**** Source excerpt ****

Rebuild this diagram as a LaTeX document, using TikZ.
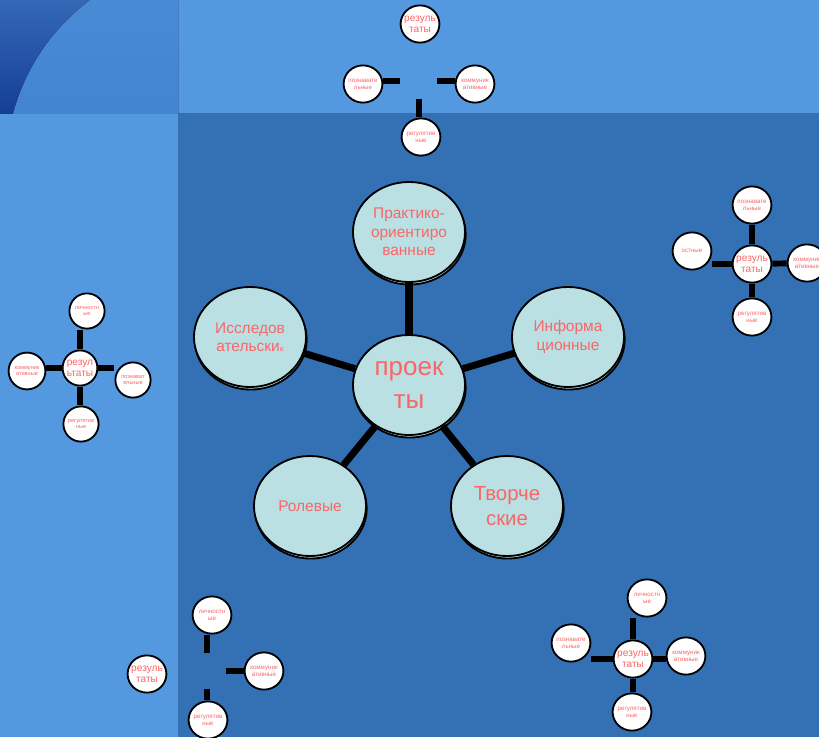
\documentclass[tikz,border=0pt]{standalone}
\usepackage{fontspec}
\setmainfont{Liberation Sans}
\usetikzlibrary{shapes.geometric,shadows}

\definecolor{bgdark}{RGB}{51,112,180}
\definecolor{bglight}{RGB}{84,152,224}
\definecolor{cornertop}{RGB}{52,104,182}
\definecolor{cornerbot}{RGB}{22,62,152}
\definecolor{arctop}{RGB}{74,140,214}
\definecolor{arcbot}{RGB}{56,120,200}
\definecolor{petal}{RGB}{186,224,228}
\definecolor{salmon}{RGB}{250,102,102}

\begin{document}
\begin{tikzpicture}[x=0.025cm,y=-0.025cm,
    kind/.style={ellipse,draw=black,line width=1.3pt,fill=petal,minimum width=2.8cm,minimum height=2.5cm,
      inner sep=0pt,align=center,text=salmon,font=\fontsize{11}{13}\selectfont,
      copy shadow={shadow xshift=0.5pt,shadow yshift=-1.8pt,fill=petal,draw=black,line width=1.3pt}},
    spoke/.style={line width=5pt},
    res/.style={ellipse,draw=black,line width=1.3pt,fill=white,minimum width=0.97cm,minimum height=0.93cm,
      inner sep=-2.8pt,align=center,text=salmon,font=\fontsize{7.2}{7.8}\selectfont},
    uud/.style={res,font=\fontsize{4.4}{4.8}\selectfont},
    stub/.style={line width=4.2pt}]
      \clip (0,0) rectangle (819,737);
      % background panels
      \fill[bgdark] (0,0) rectangle (819,737);
      \fill[bglight] (0,0) rectangle (819,113);
      \fill[bglight] (0,113) rectangle (178,737);
      \fill[top color=cornertop,bottom color=cornerbot] (0,0) rectangle (178,113);
      \begin{scope}
        \clip (0,0) rectangle (178,113);
        \fill[top color=arctop,bottom color=arcbot] (216,168) circle (210);
      \end{scope}

      % main wheel
      \node[kind] (p) at (409,232) {Практико-\\ориентиро\\ванные};
      \node[kind] (i) at (568,337) {Информа\\ционные};
      \node[kind] (s) at (250,337) {Исследов\\ательски{\fontsize{5}{5}\selectfont е}};
      \node[kind] (r) at (310,506) {Ролевые};
      \node[kind,font=\fontsize{14.5}{18}\selectfont] (t) at (507,506) {Творче\\ские};
      \node[kind,font=\fontsize{18.5}{23}\selectfont] (c) at (409,385) {проек\\ты};
      \draw[spoke] (c) -- (p);
      \draw[spoke] (c) -- (i);
      \draw[spoke] (c) -- (s);
      \draw[spoke] (c) -- (r);
      \draw[spoke] (c) -- (t);

      % top
      \node[res] (ra) at (420,24) {резуль\\таты};
      \node[uud] (pa) at (363,84) {познавате\\льные};
      \node[uud] (ka) at (475,84) {коммуник\\ативные};
      \node[uud] (ga) at (421,137) {регулятив\\ные};
      \coordinate (a1) at (400,81); \coordinate (a2) at (437,81); \coordinate (a3) at (419,99);
      \draw[stub] (a1) -- (a1 -| pa.east);
      \draw[stub] (a2) -- (a2 -| ka.west);
      \draw[stub] (a3) -- (a3 |- ga.north);

      % right
      \node[res] (rb) at (752,264) {резуль\\таты};
      \node[uud] (pb) at (752,205) {познавате\\льные};
      \node[uud] (ob) at (692,251) {остные};
      \node[uud] (kb) at (807,263) {коммуник\\ативные};
      \node[uud] (gb) at (752,317) {регулятив\\ные};
      \draw[stub] (rb) -- (pb);
      \draw[stub] (rb) -- (kb);
      \draw[stub] (rb) -- (gb);
      \draw[stub] (rb.west) -- (rb.west -| ob.east);

      % left
      \node[res,minimum width=0.87cm,minimum height=0.88cm] (rc) at (80,368) {резул\\ьтаты};
      \node[uud,minimum width=0.88cm,minimum height=0.88cm,font=\fontsize{4}{4.6}\selectfont] (lc) at (87,311) {личностн\\ые};
      \node[uud,minimum width=0.92cm,minimum height=0.92cm,font=\fontsize{4}{4.6}\selectfont] (kc) at (27,371) {коммуник\\ативные};
      \node[uud,minimum width=0.88cm,minimum height=0.88cm,font=\fontsize{4}{4.6}\selectfont] (pc) at (133,380) {познават\\ельные};
      \node[uud,minimum width=0.88cm,minimum height=0.88cm,font=\fontsize{4}{4.6}\selectfont] (gc) at (81,424) {регулятив\\ные};
      \draw[stub] (rc.north) -- (rc.north |- lc.south);
      \draw[stub] (rc.west) -- (rc.west -| kc.east);
      \draw[stub] (rc.east) -- (rc.east -| pc.west);
      \draw[stub] (rc.south) -- (rc.south |- gc.north);

      % bottom left
      \node[res] (rd) at (147,674) {резуль\\таты};
      \node[uud] (ld) at (212,615) {личностн\\ые};
      \node[uud] (kd) at (264,671) {коммуник\\ативные};
      \node[uud] (gd) at (208,720) {регулятив\\ные};
      \coordinate (d1) at (207,653); \coordinate (d2) at (226,671); \coordinate (d3) at (207,689);
      \draw[stub] (d1) -- (d1 |- ld.south);
      \draw[stub] (d2) -- (d2 -| kd.west);
      \draw[stub] (d3) -- (d3 |- gd.north);

      % bottom right
      \node[res] (re) at (633,659) {резуль\\таты};
      \node[uud] (le) at (647,598) {личностн\\ые};
      \node[uud] (pe) at (571,643) {познавате\\льные};
      \node[uud] (ke) at (686,656) {коммуник\\ативные};
      \node[uud] (ge) at (632,712) {регулятив\\ные};
      \draw[stub] (re.north) -- (re.north |- le.south);
      \draw[stub] (re.west) -- (re.west -| pe.east);
      \draw[stub] (re.east) -- (re.east -| ke.west);
      \draw[stub] (re.south) -- (re.south |- ge.north);
    \end{tikzpicture}
\end{document}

****

Omit the pictures, then output the rest of the listing exactly.

• Complete answer
Rebuild this diagram as a LaTeX document, using TikZ.
\documentclass[tikz,border=0pt]{standalone}
\usepackage{fontspec}
\setmainfont{Liberation Sans}
\usetikzlibrary{shapes.geometric,shadows}

\definecolor{bgdark}{RGB}{51,112,180}
\definecolor{bglight}{RGB}{84,152,224}
\definecolor{cornertop}{RGB}{52,104,182}
\definecolor{cornerbot}{RGB}{22,62,152}
\definecolor{arctop}{RGB}{74,140,214}
\definecolor{arcbot}{RGB}{56,120,200}
\definecolor{petal}{RGB}{186,224,228}
\definecolor{salmon}{RGB}{250,102,102}

\begin{document}
\begin{tikzpicture}[x=0.025cm,y=-0.025cm,
    kind/.style={ellipse,draw=black,line width=1.3pt,fill=petal,minimum width=2.8cm,minimum height=2.5cm,
      inner sep=0pt,align=center,text=salmon,font=\fontsize{11}{13}\selectfont,
      copy shadow={shadow xshift=0.5pt,shadow yshift=-1.8pt,fill=petal,draw=black,line width=1.3pt}},
    spoke/.style={line width=5pt},
    res/.style={ellipse,draw=black,line width=1.3pt,fill=white,minimum width=0.97cm,minimum height=0.93cm,
      inner sep=-2.8pt,align=center,text=salmon,font=\fontsize{7.2}{7.8}\selectfont},
    uud/.style={res,font=\fontsize{4.4}{4.8}\selectfont},
    stub/.style={line width=4.2pt}]
      \clip (0,0) rectangle (819,737);
      % background panels
      \fill[bgdark] (0,0) rectangle (819,737);
      \fill[bglight] (0,0) rectangle (819,113);
      \fill[bglight] (0,113) rectangle (178,737);
      \fill[top color=cornertop,bottom color=cornerbot] (0,0) rectangle (178,113);
      \begin{scope}
        \clip (0,0) rectangle (178,113);
        \fill[top color=arctop,bottom color=arcbot] (216,168) circle (210);
      \end{scope}

      % main wheel
      \node[kind] (p) at (409,232) {Практико-\\ориентиро\\ванные};
      \node[kind] (i) at (568,337) {Информа\\ционные};
      \node[kind] (s) at (250,337) {Исследов\\ательски{\fontsize{5}{5}\selectfont е}};
      \node[kind] (r) at (310,506) {Ролевые};
      \node[kind,font=\fontsize{14.5}{18}\selectfont] (t) at (507,506) {Творче\\ские};
      \node[kind,font=\fontsize{18.5}{23}\selectfont] (c) at (409,385) {проек\\ты};
      \draw[spoke] (c) -- (p);
      \draw[spoke] (c) -- (i);
      \draw[spoke] (c) -- (s);
      \draw[spoke] (c) -- (r);
      \draw[spoke] (c) -- (t);

      % top
      \node[res] (ra) at (420,24) {резуль\\таты};
      \node[uud] (pa) at (363,84) {познавате\\льные};
      \node[uud] (ka) at (475,84) {коммуник\\ативные};
      \node[uud] (ga) at (421,137) {регулятив\\ные};
      \coordinate (a1) at (400,81); \coordinate (a2) at (437,81); \coordinate (a3) at (419,99);
      \draw[stub] (a1) -- (a1 -| pa.east);
      \draw[stub] (a2) -- (a2 -| ka.west);
      \draw[stub] (a3) -- (a3 |- ga.north);

      % right
      \node[res] (rb) at (752,264) {резуль\\таты};
      \node[uud] (pb) at (752,205) {познавате\\льные};
      \node[uud] (ob) at (692,251) {остные};
      \node[uud] (kb) at (807,263) {коммуник\\ативные};
      \node[uud] (gb) at (752,317) {регулятив\\ные};
      \draw[stub] (rb) -- (pb);
      \draw[stub] (rb) -- (kb);
      \draw[stub] (rb) -- (gb);
      \draw[stub] (rb.west) -- (rb.west -| ob.east);

      % left
      \node[res,minimum width=0.87cm,minimum height=0.88cm] (rc) at (80,368) {резул\\ьтаты};
      \node[uud,minimum width=0.88cm,minimum height=0.88cm,font=\fontsize{4}{4.6}\selectfont] (lc) at (87,311) {личностн\\ые};
      \node[uud,minimum width=0.92cm,minimum height=0.92cm,font=\fontsize{4}{4.6}\selectfont] (kc) at (27,371) {коммуник\\ативные};
      \node[uud,minimum width=0.88cm,minimum height=0.88cm,font=\fontsize{4}{4.6}\selectfont] (pc) at (133,380) {познават\\ельные};
      \node[uud,minimum width=0.88cm,minimum height=0.88cm,font=\fontsize{4}{4.6}\selectfont] (gc) at (81,424) {регулятив\\ные};
      \draw[stub] (rc.north) -- (rc.north |- lc.south);
      \draw[stub] (rc.west) -- (rc.west -| kc.east);
      \draw[stub] (rc.east) -- (rc.east -| pc.west);
      \draw[stub] (rc.south) -- (rc.south |- gc.north);

      % bottom left
      \node[res] (rd) at (147,674) {резуль\\таты};
      \node[uud] (ld) at (212,615) {личностн\\ые};
      \node[uud] (kd) at (264,671) {коммуник\\ативные};
      \node[uud] (gd) at (208,720) {регулятив\\ные};
      \coordinate (d1) at (207,653); \coordinate (d2) at (226,671); \coordinate (d3) at (207,689);
      \draw[stub] (d1) -- (d1 |- ld.south);
      \draw[stub] (d2) -- (d2 -| kd.west);
      \draw[stub] (d3) -- (d3 |- gd.north);

      % bottom right
      \node[res] (re) at (633,659) {резуль\\таты};
      \node[uud] (le) at (647,598) {личностн\\ые};
      \node[uud] (pe) at (571,643) {познавате\\льные};
      \node[uud] (ke) at (686,656) {коммуник\\ативные};
      \node[uud] (ge) at (632,712) {регулятив\\ные};
      \draw[stub] (re.north) -- (re.north |- le.south);
      \draw[stub] (re.west) -- (re.west -| pe.east);
      \draw[stub] (re.east) -- (re.east -| ke.west);
      \draw[stub] (re.south) -- (re.south |- ge.north);
    \end{tikzpicture}
\end{document}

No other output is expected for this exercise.